**What to work on**: Would you write out the listing verbatim and skip every picture in it?

>> Begin Given information

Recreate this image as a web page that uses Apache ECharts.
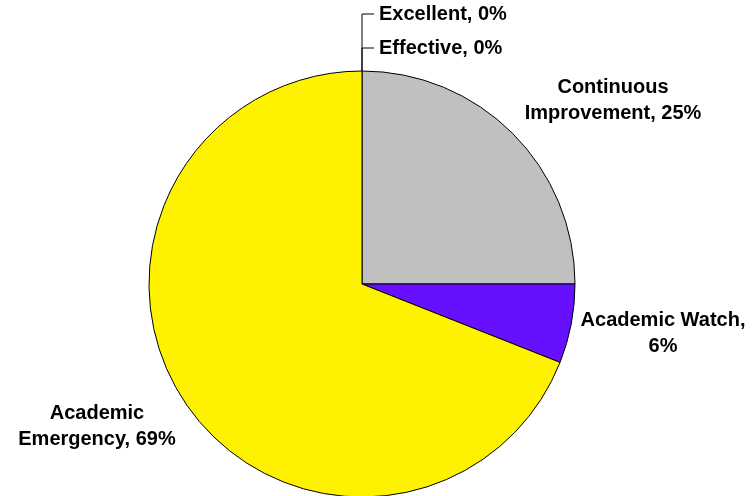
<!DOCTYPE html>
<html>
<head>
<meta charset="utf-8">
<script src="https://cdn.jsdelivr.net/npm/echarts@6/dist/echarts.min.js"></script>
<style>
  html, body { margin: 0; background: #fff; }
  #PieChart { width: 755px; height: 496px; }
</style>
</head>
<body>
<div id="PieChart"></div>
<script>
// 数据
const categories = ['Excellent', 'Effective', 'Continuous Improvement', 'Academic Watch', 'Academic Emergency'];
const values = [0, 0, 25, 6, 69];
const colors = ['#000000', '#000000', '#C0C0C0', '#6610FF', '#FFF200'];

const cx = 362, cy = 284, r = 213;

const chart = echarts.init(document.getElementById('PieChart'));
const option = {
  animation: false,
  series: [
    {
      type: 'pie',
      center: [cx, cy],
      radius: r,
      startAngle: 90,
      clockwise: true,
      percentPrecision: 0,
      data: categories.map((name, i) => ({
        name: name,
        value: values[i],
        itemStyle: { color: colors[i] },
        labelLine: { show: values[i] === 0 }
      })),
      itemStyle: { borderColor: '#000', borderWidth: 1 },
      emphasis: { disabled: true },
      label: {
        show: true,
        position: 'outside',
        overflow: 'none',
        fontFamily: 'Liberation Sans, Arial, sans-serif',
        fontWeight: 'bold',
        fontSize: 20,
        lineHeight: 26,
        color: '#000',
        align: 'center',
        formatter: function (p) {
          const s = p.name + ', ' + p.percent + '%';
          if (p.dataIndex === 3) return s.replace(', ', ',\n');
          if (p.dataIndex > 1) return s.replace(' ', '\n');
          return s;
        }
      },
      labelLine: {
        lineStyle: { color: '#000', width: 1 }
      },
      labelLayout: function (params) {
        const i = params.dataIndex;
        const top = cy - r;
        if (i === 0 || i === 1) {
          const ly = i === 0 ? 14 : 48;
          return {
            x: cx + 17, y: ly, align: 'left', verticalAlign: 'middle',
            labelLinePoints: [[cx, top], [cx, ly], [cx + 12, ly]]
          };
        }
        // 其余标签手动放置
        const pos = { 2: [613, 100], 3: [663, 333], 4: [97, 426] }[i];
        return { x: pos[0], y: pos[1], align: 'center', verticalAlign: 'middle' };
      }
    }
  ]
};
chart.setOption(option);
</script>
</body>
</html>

>> End Given information

**Answer for this exercise**:
Recreate this image as a web page that uses Apache ECharts.
<!DOCTYPE html>
<html>
<head>
<meta charset="utf-8">
<script src="https://cdn.jsdelivr.net/npm/echarts@6/dist/echarts.min.js"></script>
<style>
  html, body { margin: 0; background: #fff; }
  #PieChart { width: 755px; height: 496px; }
</style>
</head>
<body>
<div id="PieChart"></div>
<script>
// 数据
const categories = ['Excellent', 'Effective', 'Continuous Improvement', 'Academic Watch', 'Academic Emergency'];
const values = [0, 0, 25, 6, 69];
const colors = ['#000000', '#000000', '#C0C0C0', '#6610FF', '#FFF200'];

const cx = 362, cy = 284, r = 213;

const chart = echarts.init(document.getElementById('PieChart'));
const option = {
  animation: false,
  series: [
    {
      type: 'pie',
      center: [cx, cy],
      radius: r,
      startAngle: 90,
      clockwise: true,
      percentPrecision: 0,
      data: categories.map((name, i) => ({
        name: name,
        value: values[i],
        itemStyle: { color: colors[i] },
        labelLine: { show: values[i] === 0 }
      })),
      itemStyle: { borderColor: '#000', borderWidth: 1 },
      emphasis: { disabled: true },
      label: {
        show: true,
        position: 'outside',
        overflow: 'none',
        fontFamily: 'Liberation Sans, Arial, sans-serif',
        fontWeight: 'bold',
        fontSize: 20,
        lineHeight: 26,
        color: '#000',
        align: 'center',
        formatter: function (p) {
          const s = p.name + ', ' + p.percent + '%';
          if (p.dataIndex === 3) return s.replace(', ', ',\n');
          if (p.dataIndex > 1) return s.replace(' ', '\n');
          return s;
        }
      },
      labelLine: {
        lineStyle: { color: '#000', width: 1 }
      },
      labelLayout: function (params) {
        const i = params.dataIndex;
        const top = cy - r;
        if (i === 0 || i === 1) {
          const ly = i === 0 ? 14 : 48;
          return {
            x: cx + 17, y: ly, align: 'left', verticalAlign: 'middle',
            labelLinePoints: [[cx, top], [cx, ly], [cx + 12, ly]]
          };
        }
        // 其余标签手动放置
        const pos = { 2: [613, 100], 3: [663, 333], 4: [97, 426] }[i];
        return { x: pos[0], y: pos[1], align: 'center', verticalAlign: 'middle' };
      }
    }
  ]
};
chart.setOption(option);
</script>
</body>
</html>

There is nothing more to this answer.